### SOURCE MATERIAL:
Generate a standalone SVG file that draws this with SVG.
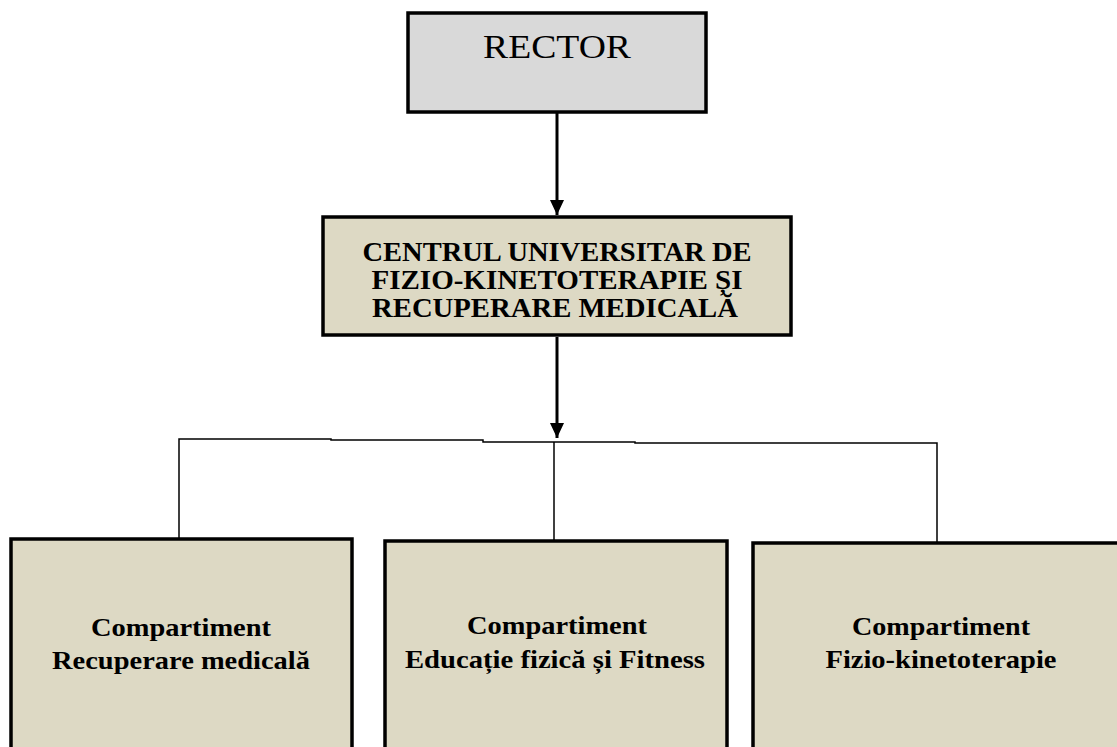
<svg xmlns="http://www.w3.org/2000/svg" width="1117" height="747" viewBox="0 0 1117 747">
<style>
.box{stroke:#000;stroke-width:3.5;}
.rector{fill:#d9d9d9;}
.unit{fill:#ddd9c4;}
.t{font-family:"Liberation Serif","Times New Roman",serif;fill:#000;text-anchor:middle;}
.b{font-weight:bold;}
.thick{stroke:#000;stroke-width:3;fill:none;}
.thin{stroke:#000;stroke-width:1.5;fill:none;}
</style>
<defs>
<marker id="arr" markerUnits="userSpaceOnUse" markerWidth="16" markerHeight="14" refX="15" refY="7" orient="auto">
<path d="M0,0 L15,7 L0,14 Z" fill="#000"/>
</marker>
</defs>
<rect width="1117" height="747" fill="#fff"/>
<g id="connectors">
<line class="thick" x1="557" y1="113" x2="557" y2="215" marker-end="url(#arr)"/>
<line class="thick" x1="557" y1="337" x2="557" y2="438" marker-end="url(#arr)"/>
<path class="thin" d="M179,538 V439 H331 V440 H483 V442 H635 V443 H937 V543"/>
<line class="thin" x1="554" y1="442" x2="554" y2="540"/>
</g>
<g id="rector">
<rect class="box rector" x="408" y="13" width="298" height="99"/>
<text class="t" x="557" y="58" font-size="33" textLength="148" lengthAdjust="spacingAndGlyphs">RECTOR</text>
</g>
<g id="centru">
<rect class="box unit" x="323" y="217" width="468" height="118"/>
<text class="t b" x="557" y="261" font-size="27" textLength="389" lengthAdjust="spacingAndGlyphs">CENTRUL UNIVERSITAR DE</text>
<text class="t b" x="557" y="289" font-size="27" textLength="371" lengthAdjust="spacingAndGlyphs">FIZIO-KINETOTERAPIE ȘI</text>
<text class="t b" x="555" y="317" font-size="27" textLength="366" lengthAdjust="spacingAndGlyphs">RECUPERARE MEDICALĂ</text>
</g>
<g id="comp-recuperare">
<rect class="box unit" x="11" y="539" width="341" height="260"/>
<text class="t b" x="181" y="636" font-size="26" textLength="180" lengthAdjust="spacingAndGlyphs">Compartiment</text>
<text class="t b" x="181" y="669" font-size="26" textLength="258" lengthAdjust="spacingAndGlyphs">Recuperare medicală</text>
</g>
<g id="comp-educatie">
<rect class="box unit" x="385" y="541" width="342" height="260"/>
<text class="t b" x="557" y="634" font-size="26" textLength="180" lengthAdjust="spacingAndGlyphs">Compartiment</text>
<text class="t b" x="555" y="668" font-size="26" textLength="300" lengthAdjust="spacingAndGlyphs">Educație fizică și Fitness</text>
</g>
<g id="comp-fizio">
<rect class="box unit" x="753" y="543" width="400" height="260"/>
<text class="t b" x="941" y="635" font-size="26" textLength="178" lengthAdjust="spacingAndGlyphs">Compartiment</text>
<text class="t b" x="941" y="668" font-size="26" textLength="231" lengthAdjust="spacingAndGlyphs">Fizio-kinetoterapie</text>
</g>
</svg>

### SET EXERCISE:
Restate the data above exactly, stripping out each image.

### SOLUTION TO THE EXERCISE:
Generate a standalone SVG file that draws this with SVG.
<svg xmlns="http://www.w3.org/2000/svg" width="1117" height="747" viewBox="0 0 1117 747">
<style>
.box{stroke:#000;stroke-width:3.5;}
.rector{fill:#d9d9d9;}
.unit{fill:#ddd9c4;}
.t{font-family:"Liberation Serif","Times New Roman",serif;fill:#000;text-anchor:middle;}
.b{font-weight:bold;}
.thick{stroke:#000;stroke-width:3;fill:none;}
.thin{stroke:#000;stroke-width:1.5;fill:none;}
</style>
<defs>
<marker id="arr" markerUnits="userSpaceOnUse" markerWidth="16" markerHeight="14" refX="15" refY="7" orient="auto">
<path d="M0,0 L15,7 L0,14 Z" fill="#000"/>
</marker>
</defs>
<rect width="1117" height="747" fill="#fff"/>
<g id="connectors">
<line class="thick" x1="557" y1="113" x2="557" y2="215" marker-end="url(#arr)"/>
<line class="thick" x1="557" y1="337" x2="557" y2="438" marker-end="url(#arr)"/>
<path class="thin" d="M179,538 V439 H331 V440 H483 V442 H635 V443 H937 V543"/>
<line class="thin" x1="554" y1="442" x2="554" y2="540"/>
</g>
<g id="rector">
<rect class="box rector" x="408" y="13" width="298" height="99"/>
<text class="t" x="557" y="58" font-size="33" textLength="148" lengthAdjust="spacingAndGlyphs">RECTOR</text>
</g>
<g id="centru">
<rect class="box unit" x="323" y="217" width="468" height="118"/>
<text class="t b" x="557" y="261" font-size="27" textLength="389" lengthAdjust="spacingAndGlyphs">CENTRUL UNIVERSITAR DE</text>
<text class="t b" x="557" y="289" font-size="27" textLength="371" lengthAdjust="spacingAndGlyphs">FIZIO-KINETOTERAPIE ȘI</text>
<text class="t b" x="555" y="317" font-size="27" textLength="366" lengthAdjust="spacingAndGlyphs">RECUPERARE MEDICALĂ</text>
</g>
<g id="comp-recuperare">
<rect class="box unit" x="11" y="539" width="341" height="260"/>
<text class="t b" x="181" y="636" font-size="26" textLength="180" lengthAdjust="spacingAndGlyphs">Compartiment</text>
<text class="t b" x="181" y="669" font-size="26" textLength="258" lengthAdjust="spacingAndGlyphs">Recuperare medicală</text>
</g>
<g id="comp-educatie">
<rect class="box unit" x="385" y="541" width="342" height="260"/>
<text class="t b" x="557" y="634" font-size="26" textLength="180" lengthAdjust="spacingAndGlyphs">Compartiment</text>
<text class="t b" x="555" y="668" font-size="26" textLength="300" lengthAdjust="spacingAndGlyphs">Educație fizică și Fitness</text>
</g>
<g id="comp-fizio">
<rect class="box unit" x="753" y="543" width="400" height="260"/>
<text class="t b" x="941" y="635" font-size="26" textLength="178" lengthAdjust="spacingAndGlyphs">Compartiment</text>
<text class="t b" x="941" y="668" font-size="26" textLength="231" lengthAdjust="spacingAndGlyphs">Fizio-kinetoterapie</text>
</g>
</svg>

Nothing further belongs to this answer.